Data shown —
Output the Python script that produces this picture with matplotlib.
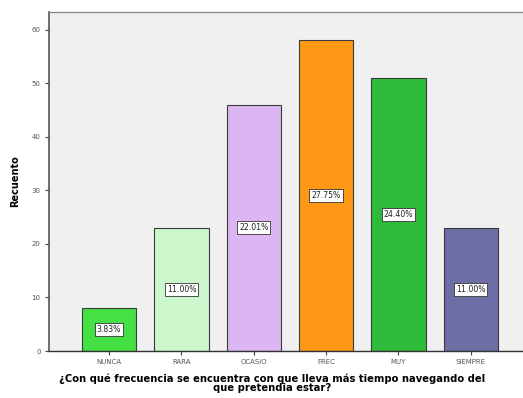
import matplotlib
matplotlib.use("Agg")
import matplotlib.pyplot as plt

categories = ["NUNCA", "RARA", "OCASIO", "FREC", "MUY", "SIEMPRE"]
counts = [8, 23, 46, 58, 51, 23]
percent_labels = ["3.83%", "11.00%", "22.01%", "27.75%", "24.40%", "11.00%"]
bar_colors = ["#44e044", "#ccf7cc", "#dbb6f2", "#ff9814", "#2fbb3a", "#6e6ea6"]
y_ticks = [0, 10, 20, 30, 40, 50, 60]

fig = plt.figure(figsize=(5.23, 3.98), dpi=100)
fig.patch.set_facecolor("white")
ax = fig.add_axes([49 / 523, 1 - 351 / 398, 476 / 523, (351 - 12) / 398])
ax.set_facecolor("#f0f0f0")

x = list(range(len(categories)))
bars = ax.bar(x, counts, width=0.75, color=bar_colors, edgecolor="#3a3a3a",
              linewidth=0.8, zorder=2)

for xi, c, lab in zip(x, counts, percent_labels):
    ax.text(xi, c / 2, lab, ha="center", va="center", fontsize=5.6,
            color="#222222", zorder=3,
            bbox=dict(boxstyle="square,pad=0.25", fc="white", ec="#333333", lw=0.6))

ax.set_xlim(-0.83, 5.75)
ax.set_ylim(0, 63.3)
ax.set_yticks(y_ticks)
ax.set_yticklabels([str(t) for t in y_ticks], fontsize=5, color="#555555")
ax.set_xticks(x)
ax.set_xticklabels(categories, fontsize=5, color="#555555")
ax.tick_params(axis="both", direction="out", length=3, width=0.8, color="#444444", pad=3)

ax.spines["left"].set_color("#555555")
ax.spines["left"].set_linewidth(1.2)
ax.spines["bottom"].set_color("#333333")
ax.spines["bottom"].set_linewidth(1.0)
ax.spines["top"].set_color("#8a8a8a")
ax.spines["top"].set_linewidth(1.0)
ax.spines["right"].set_visible(False)

ax.set_ylabel("Recuento", fontsize=7, fontweight="bold")
ax.yaxis.set_label_coords(-(49 - 20) / 476, 0.5)
ax.set_xlabel("¿Con qué frecuencia se encuentra con que lleva más tiempo navegando del\n"
              "que pretendia estar?", fontsize=7.2, fontweight="bold",
              linespacing=0.95)
ax.xaxis.set_label_coords((272 - 49) / 476, -(373 - 351) / 339)

fig.savefig("out.png", dpi=100, facecolor="white")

Objective —
Without the pictures, transcribe the listing above exactly.

Output below —
Output the Python script that produces this picture with matplotlib.
import matplotlib
matplotlib.use("Agg")
import matplotlib.pyplot as plt

categories = ["NUNCA", "RARA", "OCASIO", "FREC", "MUY", "SIEMPRE"]
counts = [8, 23, 46, 58, 51, 23]
percent_labels = ["3.83%", "11.00%", "22.01%", "27.75%", "24.40%", "11.00%"]
bar_colors = ["#44e044", "#ccf7cc", "#dbb6f2", "#ff9814", "#2fbb3a", "#6e6ea6"]
y_ticks = [0, 10, 20, 30, 40, 50, 60]

fig = plt.figure(figsize=(5.23, 3.98), dpi=100)
fig.patch.set_facecolor("white")
ax = fig.add_axes([49 / 523, 1 - 351 / 398, 476 / 523, (351 - 12) / 398])
ax.set_facecolor("#f0f0f0")

x = list(range(len(categories)))
bars = ax.bar(x, counts, width=0.75, color=bar_colors, edgecolor="#3a3a3a",
              linewidth=0.8, zorder=2)

for xi, c, lab in zip(x, counts, percent_labels):
    ax.text(xi, c / 2, lab, ha="center", va="center", fontsize=5.6,
            color="#222222", zorder=3,
            bbox=dict(boxstyle="square,pad=0.25", fc="white", ec="#333333", lw=0.6))

ax.set_xlim(-0.83, 5.75)
ax.set_ylim(0, 63.3)
ax.set_yticks(y_ticks)
ax.set_yticklabels([str(t) for t in y_ticks], fontsize=5, color="#555555")
ax.set_xticks(x)
ax.set_xticklabels(categories, fontsize=5, color="#555555")
ax.tick_params(axis="both", direction="out", length=3, width=0.8, color="#444444", pad=3)

ax.spines["left"].set_color("#555555")
ax.spines["left"].set_linewidth(1.2)
ax.spines["bottom"].set_color("#333333")
ax.spines["bottom"].set_linewidth(1.0)
ax.spines["top"].set_color("#8a8a8a")
ax.spines["top"].set_linewidth(1.0)
ax.spines["right"].set_visible(False)

ax.set_ylabel("Recuento", fontsize=7, fontweight="bold")
ax.yaxis.set_label_coords(-(49 - 20) / 476, 0.5)
ax.set_xlabel("¿Con qué frecuencia se encuentra con que lleva más tiempo navegando del\n"
              "que pretendia estar?", fontsize=7.2, fontweight="bold",
              linespacing=0.95)
ax.xaxis.set_label_coords((272 - 49) / 476, -(373 - 351) / 339)

fig.savefig("out.png", dpi=100, facecolor="white")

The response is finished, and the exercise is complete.